9 States Where Awful GOP Policies Will Actually Drive Up the Abortion Rate
This week, eight Indiana Planned Parenthood clinics are closing their doors, in response to Republican-led state legislation cutting off their Medicaid funding, which means the clients at these clinics and all Medicaid clients in the state who go to Planned Parenthood will now be cut off from their contraception provider. T here’s likely to be a rise in the abortion rate in the state as women lose access to the means to prevent unwanted pregnancy. Not only are anti-abortion state Republicans and Gov. Mitch Daniel not upset about that, they’re the ones who are fighting for it to happen.
If Daniels and his Republican buddies are so anti-abortion, why did they go to great lengths to make sure their state would have more abortions?
Republicans generally claim to abhor abortion, but ever since the party swept the House and many state legislatures in the 2010 elections, they've really dedicated themselves to policies that couldn’t be better designed to raise the abortion rate. Obviously, the option of abortion should be available for women who need or want to have an abortion. But all Americans should be wary of policies that increase the abortion rate, because the abortion rate goes up when women’s life circumstances go sour; either because they’ve lost access to basic health care such as contraception or because their economic circumstances have worsened.

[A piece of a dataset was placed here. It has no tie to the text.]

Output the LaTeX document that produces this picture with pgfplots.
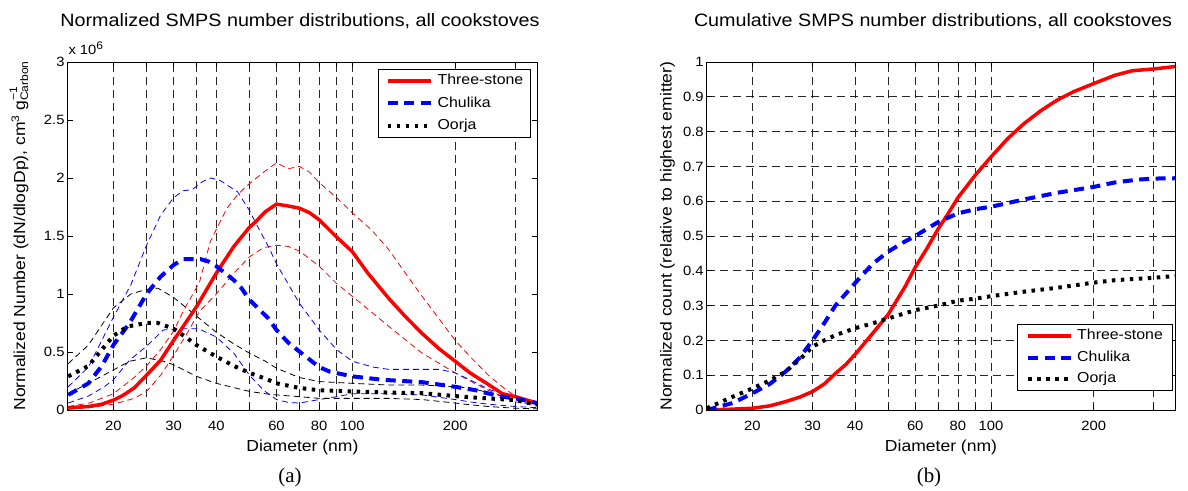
\documentclass[border=0pt]{standalone}
\usepackage{fontspec}
\setmainfont{Liberation Sans}[FakeStretch=1.1]
\newfontfamily\seriffont{Liberation Serif}
\usepackage{pgfplots}
\pgfplotsset{compat=1.18}
\newcommand\tickfont{\fontsize{13.5}{15}\selectfont}
\newcommand\labfont{\fontsize{16}{18}\selectfont}
\newcommand\legfont{\fontsize{14.5}{16}\selectfont}
\newcommand\titfont{\fontsize{18}{20}\selectfont}
\newcommand\smf[1]{\mbox{\fontsize{11}{11}\selectfont #1}}
\tikzset{
  rthickline/.style={red, line width=3.5bp, solid},
  bthickline/.style={blue, line width=4bp, dash pattern=on 10bp off 6.5bp},
  kthickline/.style={black, line width=4bp, dash pattern=on 3.5bp off 5.5bp},
  thinline/.style={line width=0.8bp, dash pattern=on 6bp off 4bp},
}
\pgfplotsset{
  legend image code/.code={\draw[#1] (0bp,0bp) -- (43bp,0bp);},
}
\begin{document}
\begin{tikzpicture}
\useasboundingbox (0,0) rectangle (1188bp,491bp);
% ---------- panel (a)
\begin{axis}[xmode=log, scale only axis, height=348bp, width=469.3bp,
  at={(67.7bp,81bp)}, anchor=south west,
  xmin=14.7, xmax=347, ymin=0, ymax=3, ytick={0,0.5,1,1.5,2,2.5,3},
  xtick={20,25,30,35,40,50,60,70,80,90,100,200,300},
  xticklabels={20,,30,,40,,60,,80,,100,200,},
  axis line style={line width=0.9bp, black},
  tick align=inside, tick pos=both, major tick length=5bp,
  xminorticks=false, yminorticks=false,
  tick style={line width=0.6bp, black},
  ticklabel style={font=\tickfont},
  yticklabel style={inner sep=0pt, xshift=-3bp, /pgf/number format/assume math mode=true},
  xticklabel style={inner sep=0pt, yshift=-10.5bp},
  grid style={black!85, line width=0.6bp, dash pattern=on 8bp off 5bp},
  xmajorgrids,
  legend cell align=left,
  legend style={draw=black, line width=0.8bp, fill=white, font=\legfont,
    inner xsep=7bp, inner ysep=4.5bp, column sep=5bp, row sep=9bp,
    nodes={inner sep=0pt, text height=10.5bp, text depth=3bp},
    at={(1,1)}, anchor=north east, xshift=-6.3bp, yshift=-7.3bp}]
\addplot[red, thinline, forget plot] coordinates {(14.75,0.03)(17,0.06)(20,0.14)(23,0.28)(25,0.38)(27.5,0.52)(30,0.68)(32,0.85)(35.7,1.10)(38.4,1.45)(41,1.62)(43,1.74)(46,1.85)(49,1.93)(55,2.05)(60,2.13)(65,2.08)(70,2.10)(75,2.05)(80,1.96)(90,1.83)(100,1.70)(114,1.55)(128,1.38)(143,1.18)(160,0.98)(180,0.78)(200,0.60)(221,0.46)(250,0.30)(280,0.18)(300,0.12)(347,0.07)};
\addplot[red, thinline, forget plot] coordinates {(14.75,0.005)(17,0.02)(20,0.05)(23,0.10)(25,0.16)(27.5,0.30)(30,0.47)(33,0.67)(35.7,0.85)(40,1.0)(45,1.18)(50,1.32)(55,1.40)(60,1.42)(65,1.41)(70,1.37)(80,1.24)(90,1.09)(100,0.98)(128,0.72)(160,0.49)(200,0.32)(221,0.25)(250,0.17)(300,0.07)(347,0.04)};
\addplot[blue, thinline, forget plot] coordinates {(14.75,0.20)(16.9,0.37)(20,0.80)(22.5,1.08)(25,1.42)(27.5,1.68)(30,1.83)(32,1.89)(34,1.90)(36.5,1.97)(38.5,2.0)(41,1.98)(44,1.92)(46.2,1.88)(50,1.72)(52,1.62)(56.8,1.41)(60,1.26)(70,0.92)(80,0.69)(90,0.52)(100,0.42)(115,0.37)(128,0.35)(160,0.35)(180,0.35)(200,0.32)(221,0.26)(250,0.18)(300,0.10)(347,0.05)};
\addplot[blue, thinline, forget plot] coordinates {(14.75,0.06)(16.9,0.12)(18.8,0.20)(20,0.26)(22.3,0.43)(25,0.55)(28,0.69)(31,0.70)(35.5,0.70)(40,0.63)(45,0.49)(50,0.30)(55,0.17)(60,0.09)(65,0.065)(70,0.06)(80,0.09)(90,0.115)(100,0.14)(128,0.14)(160,0.13)(200,0.09)(221,0.07)(250,0.05)(300,0.03)(347,0.02)};
\addplot[black, thinline, forget plot] coordinates {(14.75,0.40)(16.9,0.56)(20,0.88)(22.5,1.0)(25,1.04)(27,1.05)(30,0.97)(35,0.81)(40,0.67)(45,0.57)(50,0.49)(55.7,0.42)(60,0.36)(70,0.28)(80,0.245)(100,0.23)(128,0.215)(160,0.215)(200,0.20)(221,0.19)(250,0.15)(300,0.09)(347,0.04)};
\addplot[black, thinline, forget plot] coordinates {(14.75,0.14)(16.9,0.23)(20,0.345)(22.3,0.42)(25,0.45)(28,0.42)(30,0.39)(35,0.29)(40,0.23)(50,0.16)(55.7,0.14)(60,0.13)(70,0.115)(80,0.10)(100,0.10)(128,0.10)(160,0.09)(200,0.06)(221,0.045)(250,0.03)(300,0.015)(347,0.01)};
\addplot[rthickline] coordinates {(14.75,0.02)(16.9,0.03)(18.5,0.05)(20,0.085)(21.3,0.125)(23,0.19)(25,0.30)(27.5,0.43)(30,0.60)(32.5,0.75)(35,0.89)(37.5,1.04)(40,1.18)(45,1.41)(50,1.575)(52,1.62)(55.7,1.71)(60,1.775)(64.5,1.76)(70,1.74)(75,1.70)(80,1.64)(90,1.49)(100,1.365)(111,1.18)(128,0.96)(143,0.805)(160,0.66)(179,0.53)(200,0.42)(221,0.32)(247,0.23)(275,0.14)(300,0.115)(320,0.09)(347,0.06)};
\addlegendentry{Three-stone}
\addplot[bthickline] coordinates {(14.75,0.13)(16.9,0.23)(18.5,0.38)(20,0.56)(22.3,0.75)(25,1.0)(27.5,1.15)(30,1.25)(32,1.30)(36,1.30)(38,1.28)(40,1.24)(45,1.12)(47.4,1.05)(50,0.95)(56.8,0.79)(60,0.69)(65,0.58)(71.7,0.48)(80,0.37)(86,0.33)(100,0.29)(123,0.26)(160,0.24)(200,0.20)(230,0.17)(268,0.12)(300,0.10)(347,0.06)};
\addlegendentry{Chulika}
\addplot[kthickline] coordinates {(14.75,0.29)(16.9,0.38)(18.5,0.52)(20,0.64)(22,0.72)(25,0.75)(27,0.75)(30,0.70)(32.5,0.63)(35,0.56)(40,0.46)(45,0.38)(50,0.32)(55.7,0.27)(60,0.23)(70,0.19)(80,0.17)(100,0.16)(128,0.15)(160,0.145)(200,0.12)(221,0.11)(250,0.10)(300,0.085)(347,0.045)};
\addlegendentry{Oorja}
\end{axis}
% ---------- panel (b)
\begin{axis}[xmode=log, scale only axis, height=348bp, width=468.5bp,
  at={(706.8bp,81bp)}, anchor=south west,
  xmin=14.7, xmax=347, ymin=0, ymax=1, ytick={0,0.1,0.2,0.3,0.4,0.5,0.6,0.7,0.8,0.9,1},
  xtick={20,30,40,50,60,70,80,90,100,200,300},
  xticklabels={20,30,40,,60,,80,,100,200,},
  axis line style={line width=0.9bp, black},
  tick align=inside, tick pos=both, major tick length=5bp,
  xminorticks=false, yminorticks=false,
  tick style={line width=0.6bp, black},
  ticklabel style={font=\tickfont},
  yticklabel style={inner sep=0pt, xshift=-3bp, /pgf/number format/assume math mode=true},
  xticklabel style={inner sep=0pt, yshift=-10.5bp},
  grid style={black!85, line width=0.6bp, dash pattern=on 8bp off 5bp},
  xmajorgrids, ymajorgrids,
  legend cell align=left,
  legend style={draw=black, line width=0.8bp, fill=white, font=\legfont,
    inner xsep=9bp, inner ysep=4.5bp, column sep=4bp, row sep=8bp,
    nodes={inner sep=0pt, text height=10.5bp, text depth=3bp},
    at={(1,0)}, anchor=south east, xshift=-3bp, yshift=19.3bp}]
\addplot[rthickline] coordinates {(14.7,0)(17,0.002)(20,0.005)(22.5,0.012)(25,0.024)(27.5,0.037)(30,0.053)(32.5,0.075)(35,0.105)(37.5,0.13)(40,0.16)(45,0.22)(50,0.275)(56,0.354)(60,0.41)(65,0.465)(70,0.52)(75,0.565)(80,0.61)(90,0.675)(100,0.727)(112,0.78)(125,0.823)(140,0.86)(156,0.89)(175,0.915)(200,0.938)(231,0.962)(260,0.975)(300,0.98)(347,0.987)};
\addlegendentry{Three-stone\hspace{7bp}}
\addplot[bthickline] coordinates {(14.7,0)(17.5,0.02)(20,0.048)(22.5,0.075)(25,0.11)(27.5,0.15)(30,0.20)(32.5,0.25)(35,0.30)(40,0.365)(45,0.42)(50,0.455)(55,0.48)(60,0.50)(70,0.54)(80,0.565)(90,0.577)(100,0.584)(125,0.605)(156,0.624)(200,0.641)(231,0.654)(270,0.662)(300,0.665)(347,0.666)};
\addlegendentry{Chulika}
\addplot[kthickline] coordinates {(14.7,0.005)(17.5,0.038)(20,0.062)(22.5,0.085)(25,0.11)(27.5,0.145)(30,0.182)(32.5,0.20)(35,0.215)(40,0.235)(45,0.249)(50,0.263)(60,0.287)(70,0.30)(80,0.314)(90,0.32)(100,0.327)(125,0.34)(156,0.351)(200,0.366)(231,0.373)(300,0.38)(347,0.385)};
\addlegendentry{Oorja}
\end{axis}
% ---------- texts
\node[anchor=base, font=\titfont, inner sep=0pt] at (300bp,464.3bp) {Normalized SMPS number distributions, all cookstoves};
\node[anchor=base, font=\titfont, inner sep=0pt] at (933bp,464.3bp) {Cumulative SMPS number distributions, all cookstoves};
\node[anchor=base west, font=\tickfont, inner sep=0pt] at (68.3bp,436bp) {x 10\raisebox{5bp}{\smf{6}}};
\node[anchor=base, font=\labfont, inner sep=0pt] at (302.4bp,39.3bp) {Diameter (nm)};
\node[anchor=base, font=\labfont, inner sep=0pt] at (941bp,39.3bp) {Diameter (nm)};
\node[anchor=base, font=\labfont, inner sep=0pt, rotate=90] at (25bp,255bp) {Normalized Number (dN/dlogDp), cm\raisebox{6bp}{\smf{3}} g\rlap{\raisebox{8bp}{\smf{−1}}}\raisebox{-3bp}{\smf{Carbon}}};
\node[anchor=base, font=\labfont, inner sep=0pt, rotate=90] at (671.7bp,255bp) {Normalized count (relative to highest emitter)};
\node[anchor=base, font={\seriffont\fontsize{21}{23}\selectfont}, inner sep=0pt] at (290bp,8.5bp) {(a)};
\node[anchor=base, font={\seriffont\fontsize{21}{23}\selectfont}, inner sep=0pt] at (929bp,8.5bp) {(b)};
\end{tikzpicture}
\end{document}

But beyond that, Republicans who claim to hate abortion for itself should be embracing policies that secure women’s access to health care, child care and financial stability--policies that actually reduce the abortion rate. Instead, they seem committed to policies that will do nothing but drive more women to seek abortion.
With that in mind, here are eight more states -- in addition to Indiana -- where Republicans seem to be working hard to make sure that more women find themselves in need of an abortion, by cutting access to contraception, pre-natal care, and aid for low-income women to help raise their families.
1) Florida. Even though the economy is tanking and more women than ever need services, Florida has made cuts to funding for Healthy Start, a prenatal care program that allows women without health insurance to bring healthy babies to term. Local clinics that provide health care that women need for early infant care have seen their funding cut, as have family planning services such as contraception subsidies for low-income women.
Now, Florida is a state where more women will be getting pregnant but fewer women will be able to afford the medical care needed to continue with their pregnancies, putting them in a situation where abortion seems like a much better option. Three quarters of women having abortions already say they can't afford a child, and Florida has made having a baby even further out of a woman’s reach.
2) Kansas. Despite his claims to be anti-abortion, Kansas Gov. Sam Brownback made huge strides toward raising the abortion rate in his state by cutting funding to Planned Parenthood. The strategy differs from Indiana’s, in that Kansas is attacking mainly Title X funding, which covers reproductive health services for women who don’t qualify for Medicaid but still can’t afford these services on their own. This means many women will see the monthly cost of birth control pills double or even more.
The state is trying to dodge the challenge from the federal government by focusing on birth control subsidies instead of Medicaid reimbursements, but even with these limits, the abortion rate in the state is probably going to go up. The Guttmacher Institute already found that women are struggling to pay for contraception in this economy, since birth control pills often cost upward of $50 a month for women paying out of pocket. If diminished, subsidies causes a spike in price for women in Kansas, many will simply skip or stop using contraception altogether. The result will be more pregnancies and therefore more abortions.